I almost am on the verge of saying this is kind of insulting to Trans (and/or other) viewers since it implies that, well, all you needed to do was Transition and that was what was keeping you from being uh... a good person, I guess? But that may even be reductive... or maybe not. Maybe I am just reacting to the fact that once Emilia is Emilia, the movie is just spinning its wheels with badly written relationships and sandwiched in like meat and bread from a dilapidated bodega are songs that have some of the most pretentious lyrics imaginable.

It's not all the actors fault I should say as Saldana tries to imbue some force and life into Rita and her singing (certainly she is much better at it than Gascon, I don't want to be mean but based on what she's given and how she's directed I'm not convinced she can sing a lick). At the same time, 9 times out of 10 when the characters started to break into verse I just went "oh, no" and wanted to hide under a blanket. 

This is badly done essentially because Audiard can't mesh his own more grounded Naturalistic sensibilities - the ones that had led to very good to even great films in the past like The Beat That My Heart Skipped, Un Prophete, Rust and Bone, even something slighter like The Sisters Brothers felt like it took place in our actual earth reality - with something that is more of an even satisfyingly sad Musical movie, and it is unmemorable music that doesn't spring organically from any emotions in the scenes where it crops up. 

It is hard not to think of it due to recency, but I thought of another film and filmmaker who also went into a weird path with a dramatic musical, Joker Folie a Deux.
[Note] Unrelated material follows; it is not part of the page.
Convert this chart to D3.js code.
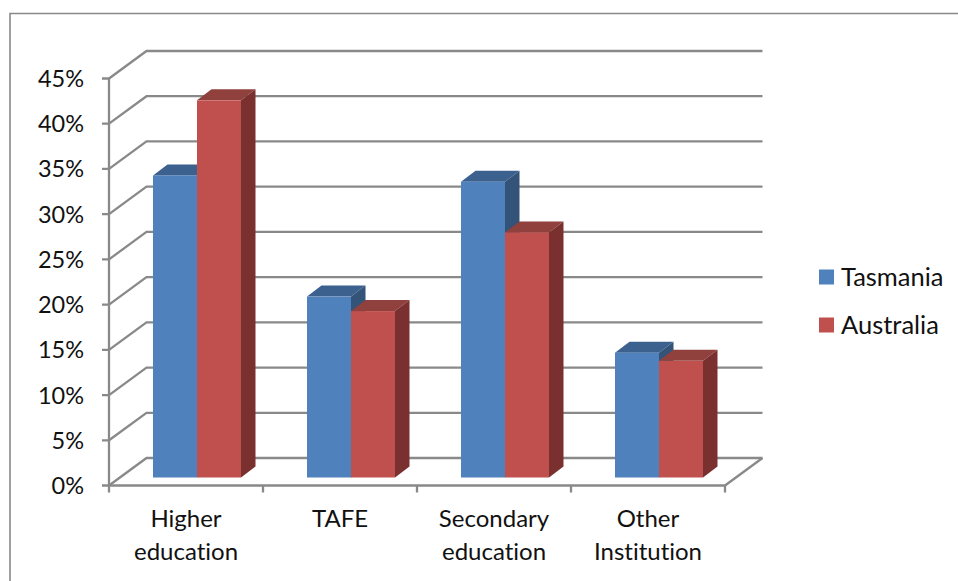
<!DOCTYPE html>
<html>
<head>
<meta charset="utf-8">
<script src="https://cdn.jsdelivr.net/npm/d3@7/dist/d3.min.js"></script>
<style>
html, body { margin: 0; padding: 0; background: #fff; }
svg { display: block; }
text { font-family: Lato, "Open Sans", sans-serif; fill: #111; font-variant-ligatures: none; }
</style>
</head>
<body>
<script>
const categories = [["Higher", "education"], ["TAFE"], ["Secondary", "education"], ["Other", "Institution"]];
const seriesNames = ["Tasmania", "Australia"];
const tasmania = [33.4, 20.0, 32.7, 13.8];
const australia = [41.7, 18.4, 27.1, 12.9];
const yTicks = [0, 5, 10, 15, 20, 25, 30, 35, 40, 45];
const frontColors = ["#4f81bd", "#c0504d"];
const topColors = ["#3c618e", "#90403d"];
const sideColors = ["#335379", "#7a302e"];
const axisColor = "#898989";

const width = 958, height = 581;
const svg = d3.select("body").append("svg").attr("width", width).attr("height", height);

// Plot box: front floor edge and the offset to the back wall
const x = d3.scaleBand().domain(d3.range(categories.length)).range([109, 725]);
const y = d3.scaleLinear().domain([0, 45]).range([485.5, 78.5]);
const wallDx = 37.5, wallDy = -27.5;

// Bars stand inset on the floor, with their own shallower depth
const barShiftX = 11, barShiftY = -8, barDx = 14.5, barDy = -11;
const barX = d3.scaleBand().domain([0, 1]).range([0, x.bandwidth()]).paddingInner(0).paddingOuter(0.75);

// Chart frame: only the top and left edges are visible
svg.append("path")
  .attr("d", d3.line()([[10, 581], [10, 13.5], [958, 13.5]]))
  .attr("fill", "none").attr("stroke", axisColor).attr("stroke-width", 1.6);

const grid = svg.append("g").attr("fill", "none").attr("stroke", axisColor).attr("stroke-width", 2.3);
const [x0, x1] = x.range();

// Back wall and side wall lines for each value tick
yTicks.forEach(t => {
  grid.append("path").attr("d", d3.line()([
    [x0 - 7, y(t)], [x0, y(t)], [x0 + wallDx, y(t) + wallDy], [x1 + wallDx, y(t) + wallDy]
  ]));
});

// Floor edge on the right and the two axes
grid.append("path").attr("d", d3.line()([[x1 + wallDx, y(0) + wallDy], [x1, y(0)], [x0, y(0)]]));
grid.append("path").attr("d", d3.line()([[x0, y(45)], [x0, y(0)]]));
x.domain().concat(categories.length).forEach(i => {
  const px = i < categories.length ? x(i) : x1;
  grid.append("path").attr("d", d3.line()([[px, y(0)], [px, y(0) + 7]]));
});

// 3D columns: top and side faces, then the front
const barData = categories.flatMap((c, i) => [
  { cat: i, s: 0, v: tasmania[i] },
  { cat: i, s: 1, v: australia[i] }
]);
const bars = svg.append("g");
barData.forEach(d => {
  const l = x(d.cat) + barX(d.s) + barShiftX, r = l + barX.bandwidth();
  const b = y(0) + barShiftY, t = y(d.v) + barShiftY;
  const g = bars.append("g");
  g.append("path").attr("fill", topColors[d.s]).attr("d", d3.line()([
    [l, t], [l + barDx, t + barDy], [r + barDx, t + barDy], [r, t]
  ]) + "Z");
  g.append("path").attr("fill", sideColors[d.s]).attr("d", d3.line()([
    [r, t], [r + barDx, t + barDy], [r + barDx, b + barDy], [r, b]
  ]) + "Z");
  g.append("rect").attr("x", l).attr("y", t).attr("width", r - l).attr("height", b - t)
    .attr("fill", frontColors[d.s]);
});

// Value axis labels
svg.append("g").selectAll("text").data(yTicks).join("text")
  .attr("x", 84).attr("y", d => y(d)).attr("dy", "0.36em")
  .attr("text-anchor", "end").attr("font-size", 23.5)
  .text(d => d + "%");

// Category labels, up to two lines each
categories.forEach((lines, i) => {
  const t = svg.append("text").attr("text-anchor", "middle").attr("font-size", 24);
  lines.forEach((s, j) => {
    t.append("tspan").attr("x", x(i) + x.bandwidth() / 2).attr("y", 527 + j * 33).text(s);
  });
});

// Legend
const legend = svg.append("g");
seriesNames.forEach((name, i) => {
  const ly = 277 + i * 48;
  legend.append("rect").attr("x", 819).attr("y", ly - 7.5).attr("width", 15).attr("height", 15)
    .attr("fill", frontColors[i]);
  legend.append("text").attr("x", 841).attr("y", ly).attr("dy", "0.36em").attr("font-size", 25.5).text(name);
});
</script>
</body>
</html>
But even there at least there was some (if divorced from context) satisfying set pieces and Lady Gaga occasionally given something to do or sing, and the misery was consistent with what came before in those films. Here, it's like Emilia Perez is just a weird fucking Neo-Liberal wish fulfilment vehicle for a Better World where the.... children of Mexican drug cartel kills get some justice and aren't orphans anymore, I guess?
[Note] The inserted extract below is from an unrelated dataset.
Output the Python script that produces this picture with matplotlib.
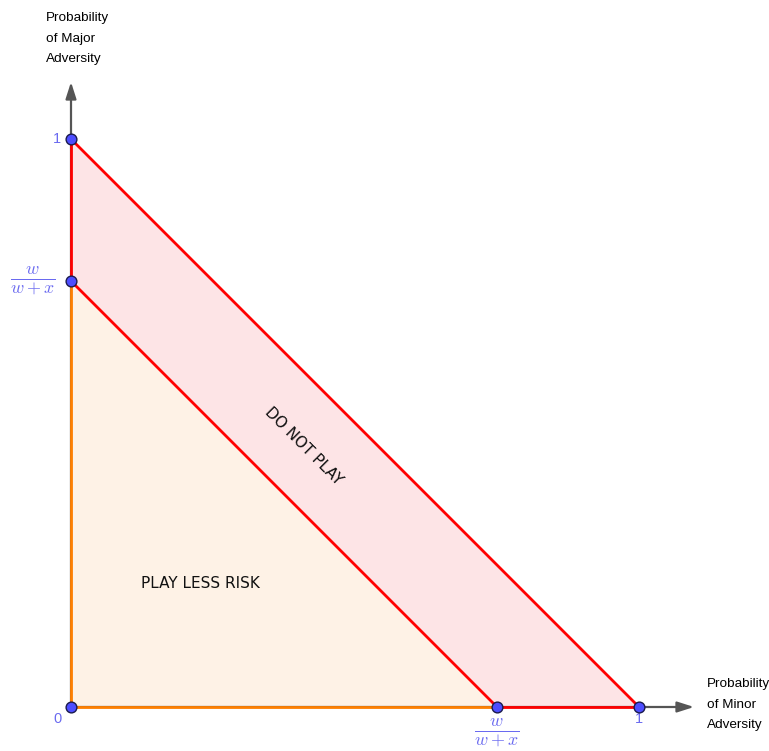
import matplotlib
matplotlib.use("Agg")
import matplotlib.pyplot as plt
from matplotlib.patches import Polygon

plt.rcParams["mathtext.fontset"] = "cm"

# Data
r = 0.75          # w/(w+x)
one = 1.0
outer = [(0, 0), (one, 0), (0, one)]
inner = [(0, 0), (r, 0), (0, r)]
points_x = [0, 0, 0, r, one]
points_y = [0, r, one, 0, 0]

W, H = 769, 751
ox, oy, unit = 71, 707, 568
fig = plt.figure(figsize=(W / 100, H / 100), dpi=100)
ax = fig.add_axes([0, 0, 1, 1])
ax.set_xlim(-ox / unit, (W - ox) / unit)
ax.set_ylim(-(H - oy) / unit, oy / unit)
ax.axis("off")

red = "#ff0000"
orange = "#ff8000"
blue_txt = "#6a6af0"

# fills
ax.add_patch(Polygon([(0, r), (0, one), (one, 0), (r, 0)], closed=True,
                     facecolor="#fde4e6", edgecolor="none", zorder=1))
ax.add_patch(Polygon(inner, closed=True, facecolor="#fef2e6", edgecolor="none", zorder=1))

def px(x):
    return (x - ox) / unit

def py(y):
    return (oy - y) / unit

# axes arrows
arrow = dict(arrowstyle="-|>,head_length=1.0,head_width=0.32", color="#555555", lw=1.6,
             shrinkA=0, shrinkB=0)
ax.annotate("", xy=(px(694), 0), xytext=(0, 0), arrowprops=arrow, zorder=2)
ax.annotate("", xy=(0, py(82)), xytext=(0, 0), arrowprops=arrow, zorder=2)

# boundary lines
ax.plot([0, r], [0, 0], color=orange, lw=2, zorder=3, solid_capstyle="butt")
ax.plot([0, 0], [0, r], color=orange, lw=2, zorder=3, solid_capstyle="butt")
ax.plot([0, r], [r, 0], color=red, lw=2, zorder=3)
ax.plot([0, 0], [r, one], color=red, lw=2, zorder=3)
ax.plot([r, one], [0, 0], color=red, lw=2, zorder=3)
ax.plot([0, one], [one, 0], color=red, lw=2, zorder=3)

# points
ax.scatter(points_x, points_y, s=60, facecolor="#4d4dff", edgecolor="#1a1a4d", linewidth=1.0, zorder=5)

# tick labels
for (x, y, s) in [(57, 139, "1"), (57, 719, "0"), (639, 719, "1")]:
    ax.text(px(x), py(y), s, color=blue_txt, fontsize=10.5, ha="center", va="center",
            family="Liberation Sans")
ax.text(px(33), py(281), r"$\frac{w}{w+x}$", color=blue_txt, fontsize=18.5, ha="center", va="center")
ax.text(px(497), py(733), r"$\frac{w}{w+x}$", color=blue_txt, fontsize=18.5, ha="center", va="center")

# axis titles
ax.text(px(46), py(12), "Probability\nof Major\nAdversity", fontsize=9.7, ha="left", va="top",
        family="Liberation Sans", linespacing=1.95)
ax.text(px(707), py(678), "Probability\nof Minor\nAdversity", fontsize=9.7, ha="left", va="top",
        family="Liberation Sans", linespacing=1.95)

# region labels
ax.text(px(304), py(446), "DO NOT PLAY", fontsize=11, rotation=-45, ha="center", va="center",
        rotation_mode="anchor", color="#111111")
ax.text(px(200), py(584), "PLAY LESS RISK", fontsize=11, ha="center", va="center", color="#111111")

fig.savefig("out.png", dpi=100)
*Think of the Orphans - that's a bumper sticker, right?

This was a baffling and painful situation, made only a little tolerable because of the fact I could watch it and talk and question it in the comfort of my home on Netflix - and even with a great OLED screen, some of this movie is downright garish to look at, where the color palette is not that good or flattering to the actors - and the longer it went on, and it is much too long, I just kept throwing my hands up and going "what are we DOING here?"
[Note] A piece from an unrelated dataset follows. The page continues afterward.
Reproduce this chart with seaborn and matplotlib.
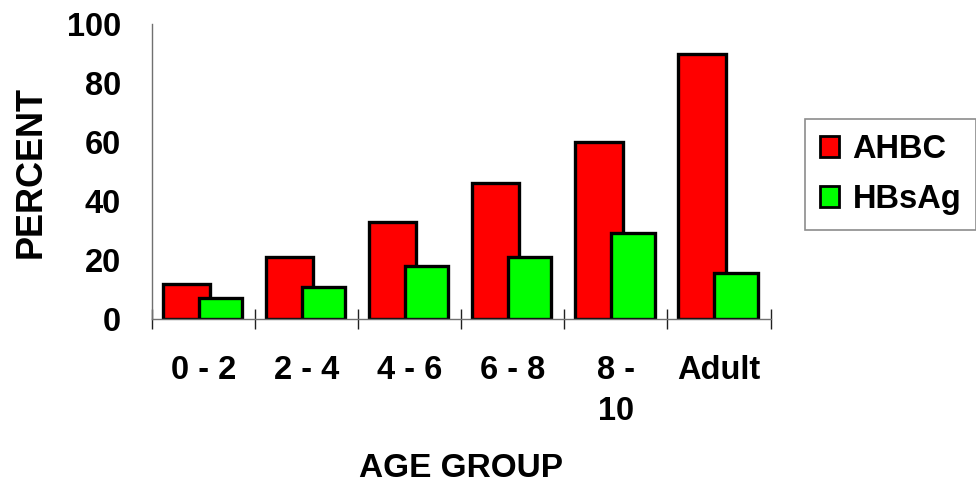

I'm perturbed even by what Audiard was going for using the Mexican drug cartels and the world of violence and chaos mixed with this lame Trans family drama where Saldana gets pushed to the wayside for much of the run time for this frankly boring character. And it is even more bewildering just how this and Megalopolis came out of the same giant Cannes film festival and while that was of course a giant head scratcher it was at least *fun* to watch and digest. This is so high on its own supply, and it is garnering awards left and right and... for what? What kind of empathy are we supposed to take away from this except that this character is... worthy of a parade in the streets after becoming a martyr?

Emilia Perez is a boondoggle, and the worst crime of all is that it leaves its actors (to paraphrase the great existential philosopher.... Venom) like turds in the wind.


(*that one goes out to my wife who hated this more than I did. I'm surprised she hasn't started to keep track of all the names of the cast and crew like Arya Stark or something. One more thing, she made a fabulous point which is that a film that exists already this year, Sing Sing, and is *great* by the way, that is doing what Emilia Perez wants to show which is how someone who has done bad things can change their life and find some better path and to do it all with deep wells of empathy).